6. Noncompetition. The Company has retained the Subcontractor only for the
purposes set forth in this Agreement and its relationship to the Company is that
of an independent contractor. Accordingly, the Subcontractor may, directly or
indirectly, enter into, or in any manner take part in, any business, profession,
or other endeavor except as prohibited under Paragraph 9 hereof.
7. Severability. If any provision, paragraph, or subparagraph of this Agreement
is adjudged by any court of law to be void or unenforceable, in whole or in
part, such adjudication shall not be deemed to affect the validity of the
remainder of the Agreement, including any other provision, paragraph, or
subparagraph. Each provision, paragraph, and subparagraph of this Agreement is
declared to be separable from every other provision, paragraph, and subparagraph
and constitutes a separate and distinct covenant.
8. Term of Agreement.
a.

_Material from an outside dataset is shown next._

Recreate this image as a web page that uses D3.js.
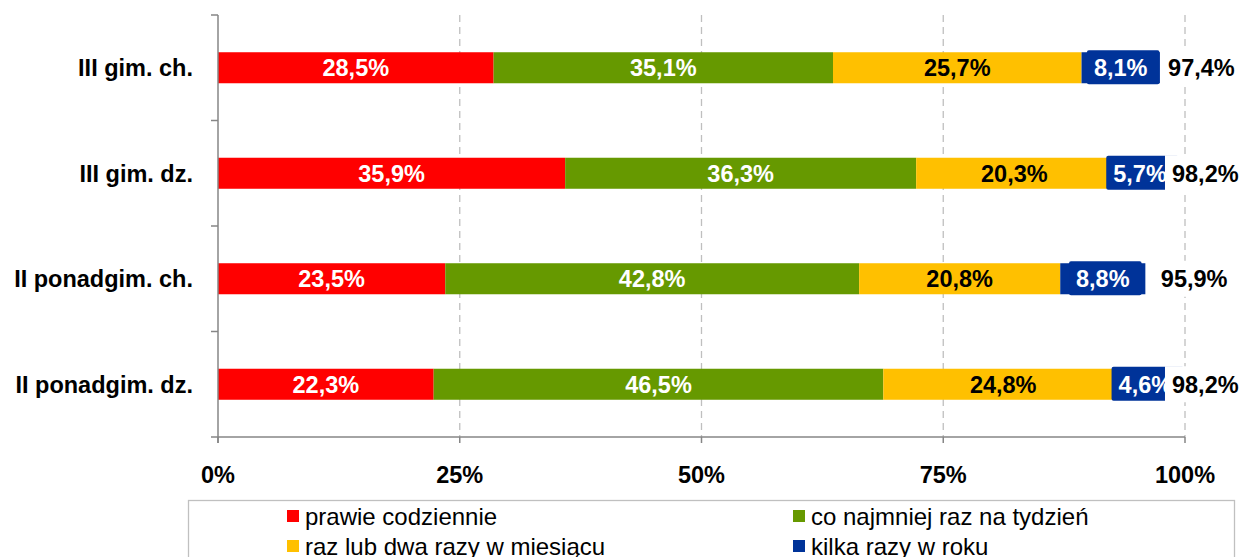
<!DOCTYPE html>
<html>
<head>
<meta charset="utf-8">
<script src="https://cdn.jsdelivr.net/npm/d3@7"></script>
<style>
  html, body { margin: 0; padding: 0; background: #fff; }
  svg { display: block; font-family: "Liberation Sans", Arial, sans-serif; }
</style>
</head>
<body>
<svg id="chart" width="1240" height="557"></svg>
<script>
// categories, top to bottom
var categories = ['III gim. ch.', 'III gim. dz.', 'II ponadgim. ch.', 'II ponadgim. dz.'];

// series (percent)
var seriesNames = ['prawie codziennie', 'co najmniej raz na tydzień', 'raz lub dwa razy w miesiącu', 'kilka razy w roku'];
var prawieCodziennie = [28.5, 35.9, 23.5, 22.3];
var coNajmniejRazNaTydzien = [35.1, 36.3, 42.8, 46.5];
var razLubDwaRazyWMiesiacu = [25.7, 20.3, 20.8, 24.8];
var kilkaRazyWRoku = [8.1, 5.7, 8.8, 4.6];
var totals = [97.4, 98.2, 95.9, 98.2];

var xTicks = [0, 25, 50, 75, 100];
var seriesColors = ['#ff0000', '#669900', '#ffc000', '#003399'];
var labelColors = ['#fff', '#fff', '#000', '#fff'];

var svg = d3.select('#chart');
var m_left = 218, m_right = 1185, m_top = 15, m_bottom = 437;
var boldSize = 23.5, legendSize = 24;

var x = d3.scaleLinear().domain([0, 100]).range([m_left, m_right]);
var y = d3.scaleBand().domain(categories).range([m_top, m_bottom])
  .paddingInner(0.706).paddingOuter(0.353);

var fmt = function (v) { return v.toFixed(1).replace('.', ',') + '%'; };

// build stacked rows from the named arrays
var allSeries = [prawieCodziennie, coNajmniejRazNaTydzien, razLubDwaRazyWMiesiacu, kilkaRazyWRoku];
var rows = categories.map(function (c, i) {
  var o = { cat: c };
  seriesNames.forEach(function (s, k) { o[s] = allSeries[k][i]; });
  return o;
});
var stacked = d3.stack().keys(seriesNames)(rows);

// dashed gridlines
svg.append('g').selectAll('line').data(xTicks.slice(1)).enter().append('line')
  .attr('x1', function (d) { return x(d); })
  .attr('x2', function (d) { return x(d); })
  .attr('y1', m_top).attr('y2', m_bottom)
  .attr('stroke', '#bfbfbf').attr('stroke-width', 1.3)
  .attr('stroke-dasharray', '7,5');

// bars
var layers = svg.append('g').selectAll('g').data(stacked).enter().append('g')
  .attr('fill', function (d, k) { return seriesColors[k]; });

layers.selectAll('rect').data(function (d) { return d; }).enter().append('rect')
  .attr('x', function (d) { return x(d[0]); })
  .attr('width', function (d) { return x(d[1]) - x(d[0]); })
  .attr('y', function (d) { return y(d.data.cat); })
  .attr('height', y.bandwidth());

// segment labels
stacked.forEach(function (layer, k) {
  var g = svg.append('g');
  layer.forEach(function (d) {
    var cx = (x(d[0]) + x(d[1])) / 2,
        cy = y(d.data.cat) + y.bandwidth() / 2;
    var t = g.append('text')
      .attr('x', cx).attr('y', cy)
      .attr('dy', '0.36em')
      .attr('text-anchor', 'middle')
      .attr('font-size', boldSize).attr('font-weight', 'bold')
      .attr('fill', labelColors[k])
      .text(fmt(d[1] - d[0]));
    if (k === 3) {
      // labels of the last series sit on their own blue box
      var w = t.node().getComputedTextLength();
      g.insert('rect', 'text')
        .attr('x', cx - w / 2 - 7).attr('width', w + 19)
        .attr('y', y(d.data.cat) - 2).attr('height', y.bandwidth() + 3)
        .attr('rx', 2)
        .attr('fill', seriesColors[3]);
    }
  });
});

// totals, on a white label box
var tg = svg.append('g');
totals.forEach(function (d, i) {
  var cy = y(categories[i]) + y.bandwidth() / 2;
  var t = tg.append('text')
    .attr('x', x((d + 106) / 2))
    .attr('y', cy)
    .attr('dy', '0.36em')
    .attr('text-anchor', 'middle')
    .attr('font-size', boldSize).attr('font-weight', 'bold')
    .text(fmt(d));
  var w = t.node().getComputedTextLength();
  tg.insert('rect', 'text')
    .attr('x', x((d + 106) / 2) - w / 2 - 7).attr('width', w + 12)
    .attr('y', cy - 18).attr('height', 36)
    .attr('fill', '#fff');
});

// axes
var axisColor = '#868686';
var ax = svg.append('g').attr('stroke', axisColor).attr('stroke-width', 1.5);
ax.append('line').attr('x1', m_left).attr('x2', m_left).attr('y1', m_top).attr('y2', m_bottom + 6);
ax.append('line').attr('x1', m_left - 7).attr('x2', m_right).attr('y1', m_bottom).attr('y2', m_bottom);
var yBounds = categories.map(function (c) { return y(c) - y.step() * y.paddingInner() / 2; });
ax.selectAll('line.yt').data(yBounds).enter().append('line')
  .attr('x1', m_left - 7).attr('x2', m_left)
  .attr('y1', function (d) { return d; }).attr('y2', function (d) { return d; });
ax.selectAll('line.xt').data(xTicks).enter().append('line')
  .attr('x1', function (d) { return x(d); }).attr('x2', function (d) { return x(d); })
  .attr('y1', m_bottom).attr('y2', m_bottom + 6);

// tick labels
svg.append('g').selectAll('text').data(xTicks).enter().append('text')
  .attr('x', function (d) { return x(d); })
  .attr('y', 483)
  .attr('text-anchor', 'middle')
  .attr('font-size', boldSize).attr('font-weight', 'bold')
  .text(function (d) { return d + '%'; });

svg.append('g').selectAll('text').data(categories).enter().append('text')
  .attr('x', 193)
  .attr('y', function (d) { return y(d) + y.bandwidth() / 2; })
  .attr('dy', '0.36em')
  .attr('text-anchor', 'end')
  .attr('font-size', boldSize).attr('font-weight', 'bold')
  .text(function (d) { return d; });

// legend
var legend = svg.append('g');
legend.append('rect')
  .attr('x', 188.5).attr('y', 500.5).attr('width', 1046).attr('height', 70)
  .attr('fill', 'none').attr('stroke', '#c0c0c0').attr('stroke-width', 1.3);
var legendPos = [[287, 516], [793, 516], [287, 546], [793, 546]];
seriesNames.forEach(function (s, k) {
  var p = legendPos[k];
  legend.append('rect')
    .attr('x', p[0]).attr('y', p[1] - 6).attr('width', 12).attr('height', 12)
    .attr('fill', seriesColors[k]);
  legend.append('text')
    .attr('x', p[0] + 18).attr('y', p[1])
    .attr('dy', '0.36em')
    .attr('font-size', legendSize)
    .text(s);
});
</script>
</body>
</html>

This Agreement shall begin on the Effective Date and end on that date that is
three (3) years after the Effective or as otherwise provided in this Agreement.
Either party may terminate this Agreement upon the giving of sixty (60) days'
written notice to the other party. Provided, however, that if this Agreement is
terminated without cause by Company, the restrictions and limitations of
paragraph 9 hereof shall be null and void.